> Material supplied
★ ★ ★ ★ ★

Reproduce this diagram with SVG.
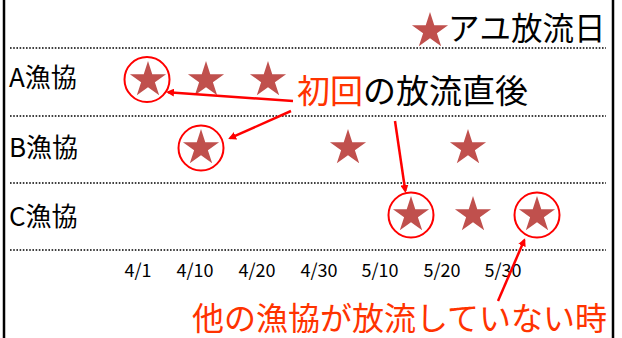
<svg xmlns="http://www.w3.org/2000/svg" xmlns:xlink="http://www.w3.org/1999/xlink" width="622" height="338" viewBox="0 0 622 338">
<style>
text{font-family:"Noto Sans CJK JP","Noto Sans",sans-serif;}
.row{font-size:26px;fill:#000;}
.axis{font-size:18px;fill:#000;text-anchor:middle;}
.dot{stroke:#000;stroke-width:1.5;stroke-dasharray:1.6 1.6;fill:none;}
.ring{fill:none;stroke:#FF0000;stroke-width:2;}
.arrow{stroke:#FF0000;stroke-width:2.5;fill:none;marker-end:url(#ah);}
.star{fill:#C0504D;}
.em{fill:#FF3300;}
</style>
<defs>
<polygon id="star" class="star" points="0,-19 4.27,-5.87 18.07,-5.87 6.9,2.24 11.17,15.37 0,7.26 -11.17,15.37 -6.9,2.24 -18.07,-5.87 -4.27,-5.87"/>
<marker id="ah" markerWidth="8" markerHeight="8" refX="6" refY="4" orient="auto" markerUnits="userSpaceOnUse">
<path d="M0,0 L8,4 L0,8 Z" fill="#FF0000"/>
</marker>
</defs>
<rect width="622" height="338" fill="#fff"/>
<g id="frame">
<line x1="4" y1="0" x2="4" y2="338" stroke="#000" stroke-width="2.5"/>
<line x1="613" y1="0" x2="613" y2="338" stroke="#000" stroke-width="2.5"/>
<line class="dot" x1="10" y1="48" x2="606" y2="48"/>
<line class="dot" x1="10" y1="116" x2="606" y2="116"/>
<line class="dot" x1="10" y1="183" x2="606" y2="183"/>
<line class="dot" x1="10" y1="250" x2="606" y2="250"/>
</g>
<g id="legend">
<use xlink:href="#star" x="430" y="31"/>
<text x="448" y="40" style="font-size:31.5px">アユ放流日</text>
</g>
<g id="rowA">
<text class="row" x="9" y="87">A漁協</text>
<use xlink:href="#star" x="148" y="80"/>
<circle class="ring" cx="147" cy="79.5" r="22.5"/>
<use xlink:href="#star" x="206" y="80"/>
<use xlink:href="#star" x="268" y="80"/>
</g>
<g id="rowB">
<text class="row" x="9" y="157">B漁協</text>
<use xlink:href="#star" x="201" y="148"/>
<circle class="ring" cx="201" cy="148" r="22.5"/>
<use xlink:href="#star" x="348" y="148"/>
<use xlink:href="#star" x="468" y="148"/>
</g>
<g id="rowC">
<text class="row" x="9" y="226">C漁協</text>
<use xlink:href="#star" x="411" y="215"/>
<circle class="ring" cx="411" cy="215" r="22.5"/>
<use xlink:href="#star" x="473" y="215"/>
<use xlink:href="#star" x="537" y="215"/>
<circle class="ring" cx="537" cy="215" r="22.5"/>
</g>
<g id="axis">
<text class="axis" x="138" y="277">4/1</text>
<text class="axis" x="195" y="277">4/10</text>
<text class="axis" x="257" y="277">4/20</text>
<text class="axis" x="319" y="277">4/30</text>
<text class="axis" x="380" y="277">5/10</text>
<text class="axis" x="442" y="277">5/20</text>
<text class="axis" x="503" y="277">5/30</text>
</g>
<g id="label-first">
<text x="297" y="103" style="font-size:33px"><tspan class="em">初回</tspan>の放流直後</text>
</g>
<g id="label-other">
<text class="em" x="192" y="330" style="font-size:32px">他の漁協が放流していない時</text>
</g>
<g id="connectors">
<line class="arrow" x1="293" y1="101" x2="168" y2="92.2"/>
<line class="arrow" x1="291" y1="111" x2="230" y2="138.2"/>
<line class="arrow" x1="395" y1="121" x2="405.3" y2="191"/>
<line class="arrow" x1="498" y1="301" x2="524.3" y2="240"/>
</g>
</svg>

★ ★ ★ ★ ★

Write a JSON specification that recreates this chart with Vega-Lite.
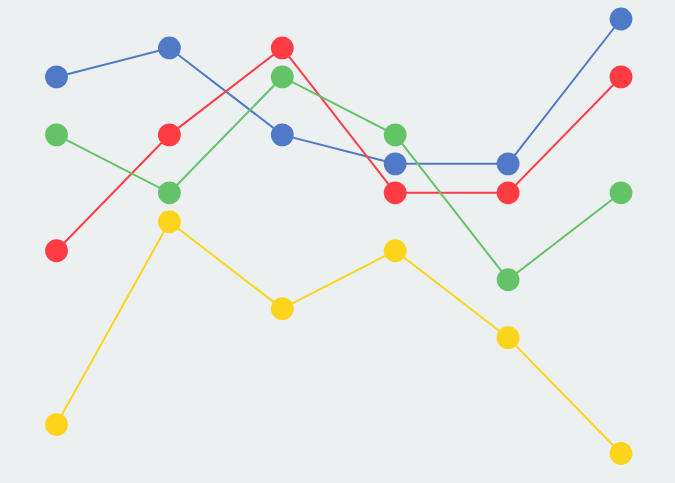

★ ★ ★ ★ ★

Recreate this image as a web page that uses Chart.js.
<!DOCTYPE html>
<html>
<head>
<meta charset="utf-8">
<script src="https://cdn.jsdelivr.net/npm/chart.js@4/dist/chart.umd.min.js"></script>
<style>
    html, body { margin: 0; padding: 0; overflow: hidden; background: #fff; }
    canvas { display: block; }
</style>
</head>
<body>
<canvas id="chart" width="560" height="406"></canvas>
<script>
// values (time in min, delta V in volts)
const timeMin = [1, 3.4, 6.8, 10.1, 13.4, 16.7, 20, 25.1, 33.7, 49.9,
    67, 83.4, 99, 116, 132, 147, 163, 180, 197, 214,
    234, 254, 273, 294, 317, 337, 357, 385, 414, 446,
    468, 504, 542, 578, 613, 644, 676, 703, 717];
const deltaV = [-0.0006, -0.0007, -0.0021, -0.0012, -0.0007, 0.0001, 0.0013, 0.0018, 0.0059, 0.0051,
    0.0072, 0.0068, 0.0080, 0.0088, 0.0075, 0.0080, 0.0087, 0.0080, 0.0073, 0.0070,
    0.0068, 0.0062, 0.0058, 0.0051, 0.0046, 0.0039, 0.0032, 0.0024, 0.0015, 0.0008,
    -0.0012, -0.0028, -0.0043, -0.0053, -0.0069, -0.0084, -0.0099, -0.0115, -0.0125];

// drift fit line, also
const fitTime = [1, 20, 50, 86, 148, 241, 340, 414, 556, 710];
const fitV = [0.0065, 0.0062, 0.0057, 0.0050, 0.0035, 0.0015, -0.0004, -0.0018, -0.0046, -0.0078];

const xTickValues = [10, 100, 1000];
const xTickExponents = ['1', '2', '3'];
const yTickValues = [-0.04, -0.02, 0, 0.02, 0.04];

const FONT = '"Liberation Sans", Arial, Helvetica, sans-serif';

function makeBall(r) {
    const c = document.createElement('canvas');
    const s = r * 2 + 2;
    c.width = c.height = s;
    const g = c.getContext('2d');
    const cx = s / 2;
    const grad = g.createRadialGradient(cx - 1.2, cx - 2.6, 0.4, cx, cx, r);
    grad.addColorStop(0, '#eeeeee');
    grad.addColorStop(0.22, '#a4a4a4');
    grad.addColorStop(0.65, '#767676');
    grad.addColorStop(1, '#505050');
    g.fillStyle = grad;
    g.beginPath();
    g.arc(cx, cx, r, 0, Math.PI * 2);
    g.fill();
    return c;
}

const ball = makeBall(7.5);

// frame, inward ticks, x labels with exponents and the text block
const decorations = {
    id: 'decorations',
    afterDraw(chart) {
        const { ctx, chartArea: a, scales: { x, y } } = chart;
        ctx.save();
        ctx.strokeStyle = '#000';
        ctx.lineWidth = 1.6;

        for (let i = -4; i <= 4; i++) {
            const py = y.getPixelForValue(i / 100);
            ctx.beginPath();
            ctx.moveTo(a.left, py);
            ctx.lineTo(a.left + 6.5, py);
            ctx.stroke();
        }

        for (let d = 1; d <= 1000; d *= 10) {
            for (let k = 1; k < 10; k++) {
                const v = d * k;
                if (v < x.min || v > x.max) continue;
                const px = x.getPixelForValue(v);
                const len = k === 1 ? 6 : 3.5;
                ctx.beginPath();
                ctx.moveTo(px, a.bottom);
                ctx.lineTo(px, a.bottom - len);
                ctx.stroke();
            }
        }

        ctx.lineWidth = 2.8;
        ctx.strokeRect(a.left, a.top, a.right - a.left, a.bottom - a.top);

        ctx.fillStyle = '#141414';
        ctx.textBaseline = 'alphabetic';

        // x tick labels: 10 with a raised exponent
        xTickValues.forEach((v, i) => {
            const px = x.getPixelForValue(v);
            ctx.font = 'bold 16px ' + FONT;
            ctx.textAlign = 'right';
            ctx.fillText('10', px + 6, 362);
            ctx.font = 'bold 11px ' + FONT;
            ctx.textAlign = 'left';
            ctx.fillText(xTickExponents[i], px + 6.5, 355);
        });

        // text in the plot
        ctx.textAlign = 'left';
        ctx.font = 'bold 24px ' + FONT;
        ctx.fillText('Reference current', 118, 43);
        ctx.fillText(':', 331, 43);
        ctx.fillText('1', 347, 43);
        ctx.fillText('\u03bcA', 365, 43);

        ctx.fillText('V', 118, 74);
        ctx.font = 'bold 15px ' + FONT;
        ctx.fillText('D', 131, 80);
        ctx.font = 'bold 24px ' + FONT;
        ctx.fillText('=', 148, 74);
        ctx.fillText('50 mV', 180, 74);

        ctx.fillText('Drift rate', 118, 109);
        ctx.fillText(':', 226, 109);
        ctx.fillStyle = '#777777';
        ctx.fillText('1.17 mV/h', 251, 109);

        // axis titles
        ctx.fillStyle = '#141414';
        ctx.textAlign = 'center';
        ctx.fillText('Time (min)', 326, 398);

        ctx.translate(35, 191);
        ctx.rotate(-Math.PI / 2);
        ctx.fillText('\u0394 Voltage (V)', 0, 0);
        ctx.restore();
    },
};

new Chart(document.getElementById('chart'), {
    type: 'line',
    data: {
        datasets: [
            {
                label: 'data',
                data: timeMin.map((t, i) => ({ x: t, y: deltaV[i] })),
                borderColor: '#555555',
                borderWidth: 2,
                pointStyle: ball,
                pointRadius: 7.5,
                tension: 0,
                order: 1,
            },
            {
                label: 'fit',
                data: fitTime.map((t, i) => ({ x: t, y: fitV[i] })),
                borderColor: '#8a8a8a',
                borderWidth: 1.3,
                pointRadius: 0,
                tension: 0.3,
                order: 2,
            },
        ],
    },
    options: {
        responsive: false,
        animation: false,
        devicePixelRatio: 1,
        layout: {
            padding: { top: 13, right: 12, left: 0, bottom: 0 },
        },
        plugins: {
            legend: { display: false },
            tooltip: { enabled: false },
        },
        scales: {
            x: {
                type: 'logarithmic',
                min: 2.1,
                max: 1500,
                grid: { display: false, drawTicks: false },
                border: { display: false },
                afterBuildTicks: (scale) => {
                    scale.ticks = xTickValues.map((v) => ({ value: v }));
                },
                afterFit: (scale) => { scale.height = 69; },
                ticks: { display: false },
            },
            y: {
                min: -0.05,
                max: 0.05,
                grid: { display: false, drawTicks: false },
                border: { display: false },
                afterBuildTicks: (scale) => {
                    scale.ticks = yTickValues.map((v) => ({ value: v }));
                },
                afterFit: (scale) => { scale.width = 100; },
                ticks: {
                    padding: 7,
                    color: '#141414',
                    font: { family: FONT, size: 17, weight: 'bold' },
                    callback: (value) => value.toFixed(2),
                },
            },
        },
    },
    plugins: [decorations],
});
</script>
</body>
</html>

★ ★ ★ ★ ★

> Problem description
Go through the lines above. Select every one that has the string "with".

> Response to this exercise
Reproduce this diagram with SVG.
Write a JSON specification that recreates this chart with Vega-Lite.
// frame, inward ticks, x labels with exponents and the text block
        // x tick labels: 10 with a raised exponent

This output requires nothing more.